By Bikram Nath · Curator · Updated June 2026
Frequently asked questions
Why does Go detect deadlocks when other languages don't?
Go's runtime maintains a count of goroutines that are currently executing vs blocked. When the executing count drops to zero (all goroutines blocked), the runtime knows the program can never make progress and panics with the deadlock message. This only works for full deadlocks — partial deadlocks (goroutine leak, where some goroutines are still running but others are permanently blocked) require external tools like `runtime/pprof`.
What is a goroutine leak and how is it different from a deadlock?
A deadlock is when ALL goroutines are blocked — the program is completely frozen. A goroutine leak is when SOME goroutines are permanently blocked while others continue running.
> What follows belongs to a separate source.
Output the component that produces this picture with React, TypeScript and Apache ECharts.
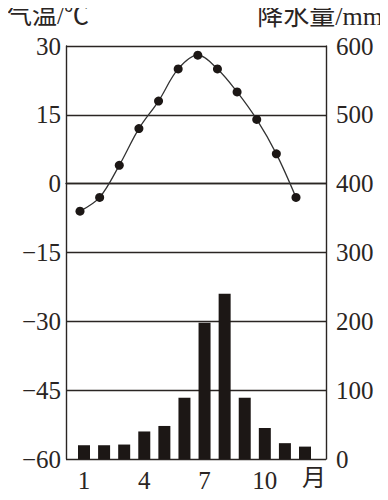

Leaks don't trigger the runtime deadlock detector. They grow memory usage over time and are detected via `pprof`'s goroutine profile: `go tool pprof http://localhost:6060/debug/pprof/goroutine` and looking for goroutines stuck in `chan receive` or `sync.Mutex.Lock`.
Does closing a channel fix a receive deadlock?
Yes. Receiving from a closed channel immediately returns the zero value and `false` for the ok flag. If a goroutine is blocked waiting to receive and the sender closes the channel, the receiver unblocks. This is the standard pattern for signaling goroutine shutdown. Never close a channel from the receiver side — close channels only from the sender.